We determine their relations according as they correspond to that standard, without any possibility of error. When two numbers are so combined, as that the one has always an unite answering to every unite of the other, we pronounce them equal. Geometry can never be a perfect and infallible science for want of such a standard of equality in extension. Geometry and Mathematics Create Philosophical Absurdities by Insisting on Exactness or Obscurity Geometry falls short of that perfect precision and certainty which are peculiar to arithmetic and algebra.

But it excels at the imperfect judgments of our senses and imagination. I impute geometry’s defect from its original and fundamental principles being derived merely from appearances.

This defect must always:

  • attend geometry, and
  • keep geometry from ever reaching a greater exactness in the comparison of objects or ideas, than what our eye or imagination alone is able to attain.

I own that this defect so far attends it, as to keep it from ever aspiring to a full certainty:

But since these fundamental principles depend on the easiest and least deceitful appearances, they bestow on their consequences a degree of exactness, of which these consequences are singly incapable.

It is impossible for the eye to determine the angles of a polygon with 1,000 sides to be equal to 1,996 right angles or to make any conjecture that approaches this proportion.

But when it determines, that right lines cannot concur; that we cannot draw more than one right line between two given points.

Its mistakes can never be of any consequence.

The nature and use of geometry is to run us up to such appearances which, because of their simplicity, cannot lead us into any considerable error.

My second observation on our demonstrative reasonings is suggested by mathematics.

Mathematicians pretend that their object-ideas are of so refined and spiritual a nature, that they:

  • do not fall under the conception of the imagination, and
  • must be comprehended by a pure and intellectual view which only the soul can do.

The same notion:

  • runs through most parts of philosophy, and
  • is principally used to:
    • explain our abstract ideas, and
    • show how we can create for example, an idea of a triangle which shall:
      • neither be an isoceles nor scalenum, nor
      • be confined to any length and proportion of sides.

It is easy to see why philosophers are so fond of this notion of some spiritual and refined perceptions since by that means, they:

  • cover many of their absurdities, and
  • may refuse to submit to the decisions of clear ideas, by appealing to obscure ones.

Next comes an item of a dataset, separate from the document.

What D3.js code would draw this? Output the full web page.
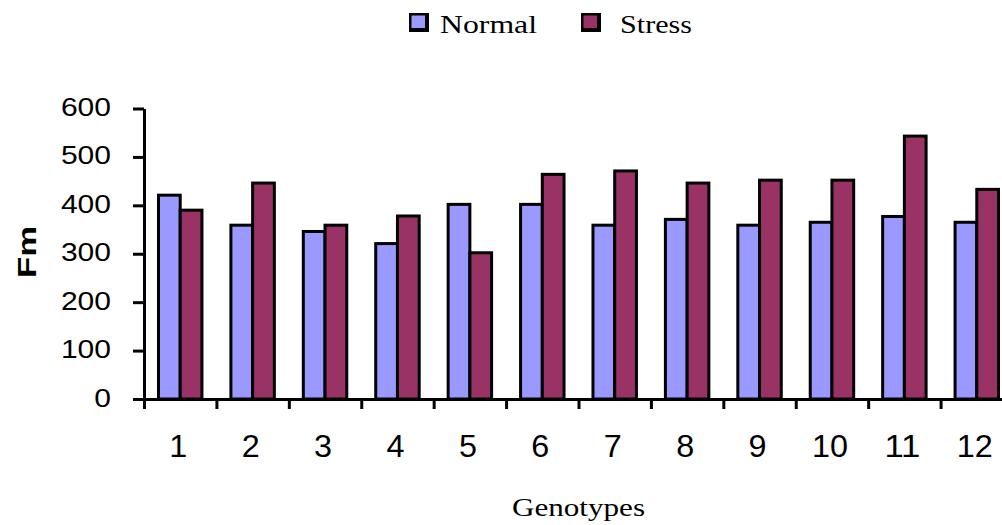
<!DOCTYPE html>
<html>
<head>
<meta charset="utf-8">
<script src="https://cdn.jsdelivr.net/npm/d3@7"></script>
<style>
  html, body { margin: 0; padding: 0; background: #fff; }
  svg { display: block; }
</style>
</head>
<body>
<svg id="chart" width="1002" height="525"></svg>
<script>
// Fm per genotype under normal and stress conditions
const genotypes = ["1", "2", "3", "4", "5", "6", "7", "8", "9", "10", "11", "12"];
const seriesNames = ["Normal", "Stress"];
const normalValues = [421, 359, 346, 321, 402, 402, 359, 371, 359, 365, 377, 365];
const stressValues = [390, 446, 359, 378, 302, 464, 471, 446, 452, 452, 543, 433];
const yTickValues = [0, 100, 200, 300, 400, 500, 600];

const colors = { Normal: "#9999FF", Stress: "#993366" };
const svg = d3.select("#chart");

const plot = { left: 144, right: 1013, top: 108.5, bottom: 399 };

const x = d3.scaleBand()
  .domain(genotypes)
  .range([plot.left, plot.right])
  .paddingInner(0.4)
  .paddingOuter(0.2);

const xSeries = d3.scaleBand()
  .domain(seriesNames)
  .range([0, x.bandwidth()])
  .padding(0);

const y = d3.scaleLinear()
  .domain([0, 600])
  .range([plot.bottom, plot.top]);

const rows = genotypes.map((g, i) => ({
  g,
  values: [
    { key: "Normal", value: normalValues[i] },
    { key: "Stress", value: stressValues[i] }
  ]
}));

// Bars
const groups = svg.append("g")
  .selectAll("g")
  .data(rows)
  .join("g")
  .attr("transform", d => `translate(${x(d.g)},0)`);

groups.selectAll("rect")
  .data(d => d.values)
  .join("rect")
  .attr("x", d => xSeries(d.key))
  .attr("y", d => y(d.value))
  .attr("width", xSeries.bandwidth())
  .attr("height", d => y(0) - y(d.value))
  .attr("fill", d => colors[d.key])
  .attr("stroke", "#000")
  .attr("stroke-width", 3);

// Y axis
const yAxis = svg.append("g")
  .attr("transform", `translate(${plot.left},0)`)
  .call(d3.axisLeft(y).tickValues(yTickValues).tickSize(11).tickSizeOuter(0).tickPadding(0));

yAxis.select(".domain").attr("stroke", "#000").attr("stroke-width", 3);
yAxis.selectAll(".tick line").attr("stroke", "#000").attr("stroke-width", 3);
yAxis.selectAll(".tick text")
  .attr("x", -33)
  .attr("dy", null)
  .attr("y", 7)
  .attr("fill", "#000")
  .attr("font-family", "'Liberation Sans', Arial, sans-serif")
  .attr("font-size", 25)
  .attr("text-anchor", "end")
  .attr("textLength", d => String(d).length * 16.7)
  .attr("lengthAdjust", "spacingAndGlyphs");

// X axis: ticks at category boundaries, labels centred in each band
const edges = d3.range(genotypes.length + 1);
const xEdge = d3.scaleLinear().domain([0, genotypes.length]).range([plot.left, plot.right]);

const xTicks = svg.append("g")
  .attr("transform", `translate(0,${plot.bottom})`)
  .call(d3.axisBottom(xEdge).tickValues(edges).tickFormat("").tickSize(10).tickSizeOuter(0));
xTicks.select(".domain").attr("stroke", "#000").attr("stroke-width", 3);
xTicks.selectAll(".tick line").attr("stroke", "#000").attr("stroke-width", 3);

const xLabels = svg.append("g")
  .attr("transform", `translate(0,${plot.bottom})`)
  .call(d3.axisBottom(x).tickSize(0).tickPadding(0));
xLabels.select(".domain").remove();
xLabels.selectAll(".tick text")
  .attr("dy", null)
  .attr("y", 57.5)
  .attr("x", -2)
  .attr("fill", "#000")
  .attr("font-family", "'Liberation Sans', Arial, sans-serif")
  .attr("font-size", 31)
  .attr("textLength", d => d.length * 18)
  .attr("lengthAdjust", "spacingAndGlyphs");

// Axis titles
svg.append("text")
  .attr("transform", "translate(36,252) rotate(-90)")
  .attr("text-anchor", "middle")
  .attr("font-family", "'Liberation Sans', Arial, sans-serif")
  .attr("font-weight", "bold")
  .attr("font-size", 25)
  .attr("textLength", 52)
  .attr("lengthAdjust", "spacingAndGlyphs")
  .text("Fm");

svg.append("text")
  .attr("x", 512)
  .attr("y", 516)
  .attr("font-family", "'Liberation Serif', 'Times New Roman', serif")
  .attr("font-size", 25)
  .attr("textLength", 133)
  .attr("lengthAdjust", "spacingAndGlyphs")
  .text("Genotypes");

// Legend
const legendItems = [
  { key: "Normal", box: 409, text: 440, width: 97 },
  { key: "Stress", box: 581, text: 620, width: 72 }
];
const legend = svg.append("g").selectAll("g").data(legendItems).join("g");
legend.append("rect")
  .attr("x", d => d.box)
  .attr("y", 13)
  .attr("width", 20)
  .attr("height", 19)
  .attr("fill", "#000");
legend.append("rect")
  .attr("x", d => d.box + 2.5)
  .attr("y", 15.5)
  .attr("width", 13.5)
  .attr("height", 12.5)
  .attr("fill", d => colors[d.key]);
legend.append("text")
  .attr("x", d => d.text)
  .attr("y", 33)
  .attr("font-family", "'Liberation Serif', 'Times New Roman', serif")
  .attr("font-size", 25)
  .attr("textLength", d => d.width)
  .attr("lengthAdjust", "spacingAndGlyphs")
  .text(d => d.key);
</script>
</body>
</html>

To destroy this artifice, we only need to reflect on that principle so often insisted on, that all our ideas are copied from our impressions.

From this, we may conclude that the ideas copied from our impressions:

  • must be of the same nature, and
  • can never contain anything so dark and intricate, but from our fault.

An idea is by its very nature weaker and fainter than an impression.

But since it is the same in every other respect, it cannot imply a great mystery.

If its weakness renders it obscure, it is our business to remedy that defect as much as possible by keeping the idea steady and precise.

Until we have done so, it is in vain to pretend to reasoning and philosophy.